Now, I respect Governor Romney and his success. But there are serious concerns about his record and whether as a politician he consistently applied conservative principles and how this impacts the agenda moving forward. The questions need answers now. That is why this primary should not be rushed to an end. We need to vet this. Pundits in the Beltway are gleefully proclaiming that this primary race is over after Florida, despite 46 states still not having chimed in. Well, perhaps it’s possible that it will come to a speedy end in just four days; but with these questions left unanswered, it will not have come to a satisfactory conclusion. Without this necessary vetting process, the unanswered question of Governor Romney’s conservative bona fides and the unanswered and false attacks on Newt Gingrich will hang in the air to demoralize many in the electorate.

The Tea Party grassroots will certainly feel disenfranchised and disenchanted with the perceived orchestrated outcome from self-proclaimed movers and shakers trying to sew this all up. And, trust me, during the general election, Governor Romney’s statements and record in the private sector will be relentlessly parsed over by the opposition in excruciating detail to frighten off swing voters. This is why we need a fair primary that is not prematurely cut short by the GOP establishment using Alinsky tactics to kneecap Governor Romney’s chief rival.

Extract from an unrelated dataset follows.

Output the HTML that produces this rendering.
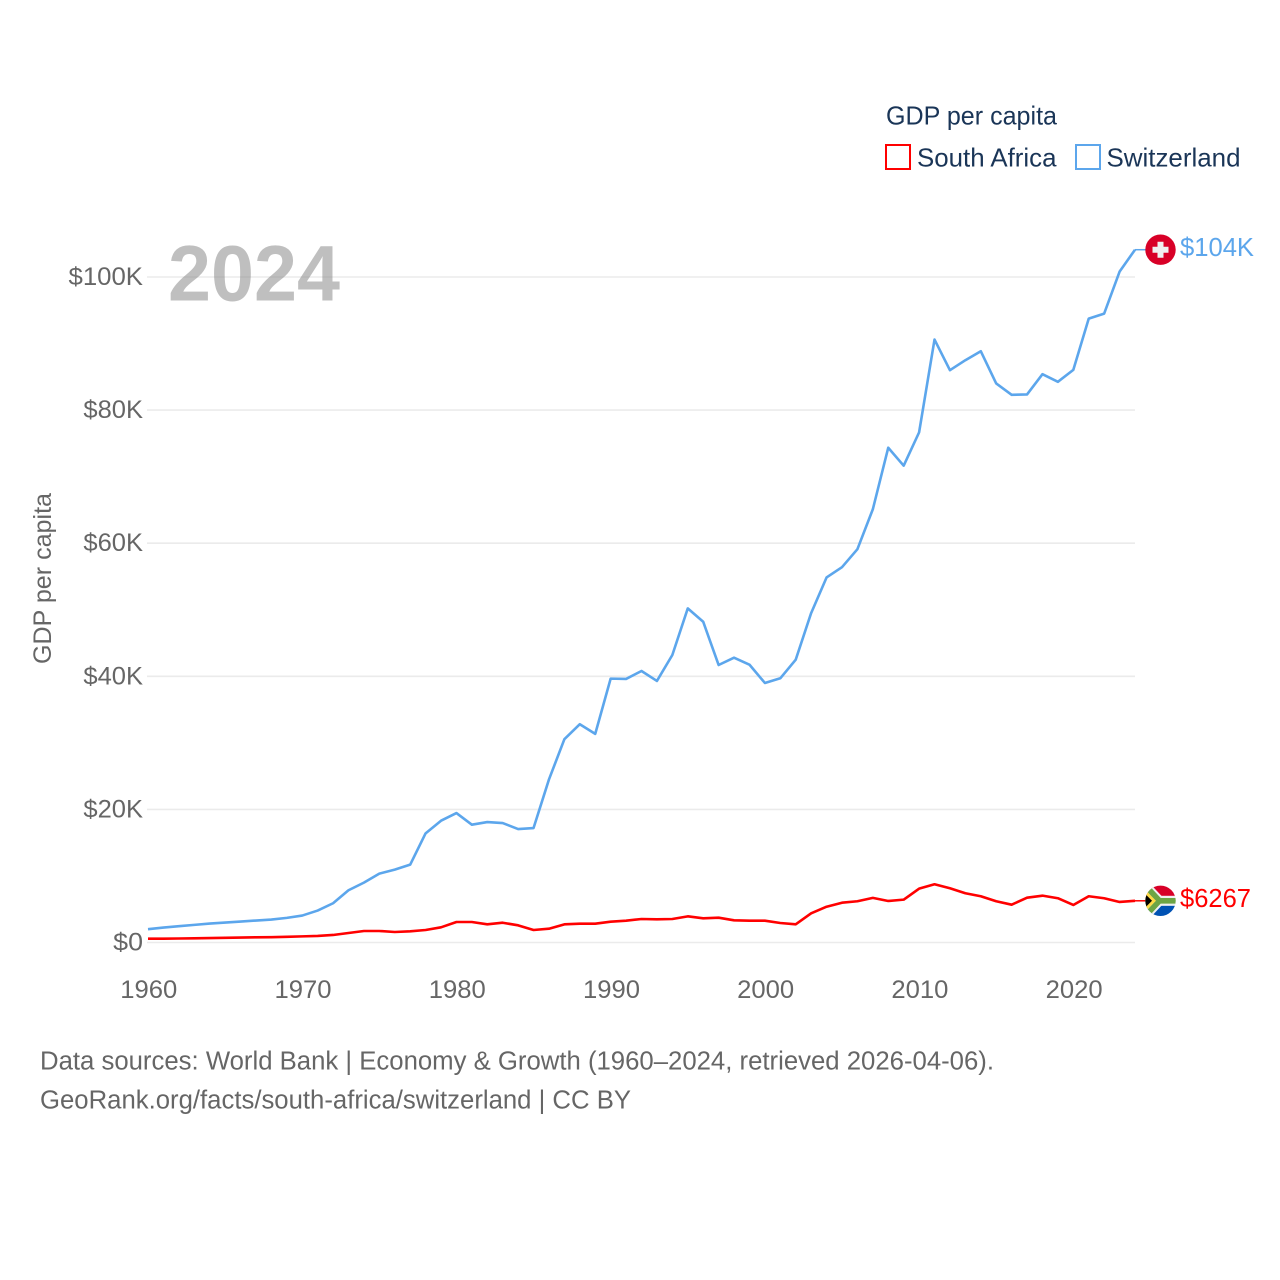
<!DOCTYPE html>
<html lang="en">
<head>
<meta charset="utf-8">
<title>GDP per capita: South Africa and Switzerland</title>
<style>
html,body{margin:0;padding:0;background:#fff;}
svg{display:block;}
text{font-family:"Liberation Sans",sans-serif;}
</style>
</head>
<body>
<svg id="chart" xmlns="http://www.w3.org/2000/svg" width="1280" height="1280" viewBox="0 0 1280 1280">
  <defs>
    <clipPath id="flag-clip"><circle cx="0" cy="0" r="15.2"/></clipPath>
  </defs>
  <g id="grid"></g>
  <text x="168" y="300.5" font-size="79" font-weight="700" fill="rgb(128,128,128)" fill-opacity="0.5" textLength="172" lengthAdjust="spacingAndGlyphs">2024</text>
  <g id="y-ticks"></g>
  <g id="x-ticks"></g>
  <text transform="translate(51,664) rotate(-90)" font-size="25" fill="#666666" textLength="171" lengthAdjust="spacingAndGlyphs">GDP per capita</text>
  <g id="series"></g>

  <g>
    <text x="886" y="124.5" font-size="26" fill="#1a3557" textLength="171" lengthAdjust="spacingAndGlyphs">GDP per capita</text>
    <g>
      <rect x="886" y="145" width="24" height="24" fill="#fff" stroke="#ff0000" stroke-width="2"/>
      <text x="917" y="166.5" font-size="26" fill="#1a3557" textLength="139.5" lengthAdjust="spacingAndGlyphs">South Africa</text>
    </g>
    <g>
      <rect x="1076" y="145" width="24" height="24" fill="#fff" stroke="#5ca6ec" stroke-width="2"/>
      <text x="1106.5" y="166.5" font-size="26" fill="#1a3557" textLength="134" lengthAdjust="spacingAndGlyphs">Switzerland</text>
    </g>
  </g>

  <g id="flag-switzerland">
    <g clip-path="url(#flag-clip)">
      <rect x="-16" y="-16" width="32" height="32" fill="#d80027"/>
      <path d="M-3 -8H3V-3H8V3H3V8H-3V3H-8V-3H-3Z" fill="#f0f0f0"/>
    </g>
  </g>
  <g id="flag-south-africa">
    <g clip-path="url(#flag-clip)">
      <rect x="-16" y="-16" width="32" height="32" fill="#f0f0f0"/>
      <rect x="-16" y="-16" width="32" height="11" fill="#d80027"/>
      <rect x="-16" y="5" width="32" height="11" fill="#0052b4"/>
      <path d="M-15 -15L-1 0L-15 15M-1 0H16" fill="none" stroke="#f0f0f0" stroke-width="9.6"/>
      <path d="M-15 -15L-1 0L-15 15M-1 0H16" fill="none" stroke="#6da544" stroke-width="5.6"/>
      <path d="M-16 -11.5L-4.5 0L-16 11.5Z" fill="#ffda44"/>
      <path d="M-16 -7.5L-8.5 0L-16 7.5Z" fill="#000"/>
    </g>
  </g>

  <g>
    <text x="40" y="1069.5" font-size="25.5" fill="#666666" textLength="954" lengthAdjust="spacingAndGlyphs">Data sources: World Bank | Economy &amp; Growth (1960–2024, retrieved 2026-04-06).</text>
    <text x="40" y="1108.5" font-size="25.5" fill="#666666" textLength="591" lengthAdjust="spacingAndGlyphs">GeoRank.org/facts/south-africa/switzerland | CC BY</text>
  </g>
</svg>

<script>
const years = [1960,1961,1962,1963,1964,1965,1966,1967,1968,1969,1970,1971,1972,1973,1974,1975,1976,1977,1978,1979,1980,1981,1982,1983,1984,1985,1986,1987,1988,1989,1990,1991,1992,1993,1994,1995,1996,1997,1998,1999,2000,2001,2002,2003,2004,2005,2006,2007,2008,2009,2010,2011,2012,2013,2014,2015,2016,2017,2018,2019,2020,2021,2022,2023,2024];
// GDP per capita, thousands of USD
const switzerlandValues = [2.0,2.25,2.45,2.65,2.85,3.0,3.15,3.3,3.45,3.7,4.05,4.8,5.9,7.85,9.0,10.35,10.95,11.7,16.4,18.3,19.45,17.7,18.1,17.95,17.05,17.2,24.5,30.55,32.8,31.35,39.65,39.6,40.8,39.3,43.2,50.2,48.2,41.7,42.8,41.75,39.0,39.7,42.5,49.5,54.85,56.4,59.1,65.1,74.35,71.65,76.65,90.6,86.0,87.5,88.85,84.0,82.3,82.35,85.4,84.25,86.05,93.75,94.5,100.8,104.1];
const southAfricaValues = [0.57,0.58,0.6,0.63,0.67,0.7,0.74,0.78,0.8,0.86,0.92,0.98,1.13,1.43,1.73,1.73,1.58,1.68,1.88,2.28,3.08,3.08,2.73,2.97,2.58,1.88,2.07,2.73,2.83,2.83,3.13,3.28,3.53,3.48,3.53,3.93,3.63,3.73,3.33,3.28,3.28,2.93,2.73,4.38,5.38,5.98,6.2,6.7,6.24,6.44,8.09,8.75,8.15,7.4,6.95,6.2,5.68,6.74,7.04,6.65,5.64,6.95,6.65,6.09,6.267];
const yTickValues = [0,20,40,60,80,100];
const yTickLabels = ["$0","$20K","$40K","$60K","$80K","$100K"];
const xTickYears = [1960,1970,1980,1990,2000,2010,2020];
const xTickLabels = ["1960","1970","1980","1990","2000","2010","2020"];

const SVG_NS = "http://www.w3.org/2000/svg";
const PLOT_LEFT = 148, PLOT_RIGHT = 1135, Y_ZERO = 942.5, Y_TOP = 277;
const xScale = function (year) {
  return PLOT_LEFT + (year - years[0]) / (years[years.length - 1] - years[0]) * (PLOT_RIGHT - PLOT_LEFT);
};
const yScale = function (value) {
  return Y_ZERO - value / 100 * (Y_ZERO - Y_TOP);
};
const formatValue = function (value) {
  return value >= 10 ? "$" + Math.round(value) + "K" : "$" + Math.round(value * 1000);
};
const make = function (tag, parentId) {
  const el = document.createElementNS(SVG_NS, tag);
  document.getElementById(parentId).appendChild(el);
  return el;
};

yTickValues.forEach(function (value, i) {
  const line = make("line", "grid");
  
  
  line.setAttribute("x1", PLOT_LEFT - 1);
  line.setAttribute("x2", PLOT_RIGHT);
  line.setAttribute("y1", yScale(value));
  line.setAttribute("y2", yScale(value));
  line.setAttribute("stroke", "#ebebeb");
  line.setAttribute("stroke-width", "1.6");

  const label = make("text", "y-ticks");
  
  
  label.setAttribute("x", "143");
  label.setAttribute("y", yScale(value) + 8);
  label.setAttribute("text-anchor", "end");
  label.setAttribute("font-size", "25");
  label.setAttribute("fill", "#666666");
  label.setAttribute("textLength", yTickLabels[i].length * 14.9);
  label.setAttribute("lengthAdjust", "spacingAndGlyphs");
  label.textContent = yTickLabels[i];
});

xTickYears.forEach(function (year, i) {
  const label = make("text", "x-ticks");
  
  
  label.setAttribute("x", xScale(year) + 0.8);
  label.setAttribute("y", "998");
  label.setAttribute("text-anchor", "middle");
  label.setAttribute("font-size", "25");
  label.setAttribute("fill", "#666666");
  label.setAttribute("textLength", "57");
  label.setAttribute("lengthAdjust", "spacingAndGlyphs");
  label.textContent = xTickLabels[i];
});

const drawSeries = function (values, color) {
  const points = values.map(function (value, i) {
    return xScale(years[i]).toFixed(2) + "," + yScale(value).toFixed(2);
  }).join(" ");
  const line = make("polyline", "series");
  line.setAttribute("points", points);
  line.setAttribute("fill", "none");
  line.setAttribute("stroke", color);
  line.setAttribute("stroke-width", "2.6");
  line.setAttribute("stroke-linejoin", "round");
  return line;
};

const drawEnd = function (values, color, flagId, labelWidth) {
  const lastY = yScale(values[values.length - 1]);
  document.getElementById(flagId).setAttribute("transform", "translate(1160.5," + lastY.toFixed(2) + ")");
  const leader = make("line", "series");
  
  
  leader.setAttribute("x1", PLOT_RIGHT);
  leader.setAttribute("x2", "1146");
  leader.setAttribute("y1", lastY);
  leader.setAttribute("y2", lastY);
  leader.setAttribute("stroke", color);
  leader.setAttribute("stroke-width", "1.5");
  const label = make("text", "series");
  
  
  label.setAttribute("x", "1180");
  label.setAttribute("y", lastY + 6.4);
  label.setAttribute("font-size", "26");
  label.setAttribute("fill", color);
  label.setAttribute("textLength", labelWidth);
  label.setAttribute("lengthAdjust", "spacingAndGlyphs");
  label.textContent = formatValue(values[values.length - 1]);
};

const switzerlandLine = drawSeries(switzerlandValues, "#5ca6ec");


const southAfricaLine = drawSeries(southAfricaValues, "#ff0000");


drawEnd(switzerlandValues, "#5ca6ec", "flag-switzerland", 74);
drawEnd(southAfricaValues, "#ff0000", "flag-south-africa", 71);
</script>
</body>
</html>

As I said in my speech in Iowa last September, the challenge of this election is not simply to replace President Obama. The real challenge is who and what we will replace him with. It’s not enough to just change up the uniform. If we don’t change the team and the game plan, we won’t save our country. We truly need sudden and relentless reform in Washington to defend our republic, though it’s becoming clearer that the old guard wants anything but that. That is why we should all be concerned by the tactics employed by the establishment this week. We will not save our country by becoming like the left. And I question whether the GOP establishment would ever employ the same harsh tactics they used on Newt against Obama. I didn’t see it in 2008. Many of these same characters sat on their thumbs in ‘08 and let Obama escape unvetted. Oddly, they’re now using every available microscope and endoscope – along with rewriting history – in attempts to character assassinate anyone challenging their chosen one in their own party’s primary. So, one must ask, who are they really running against?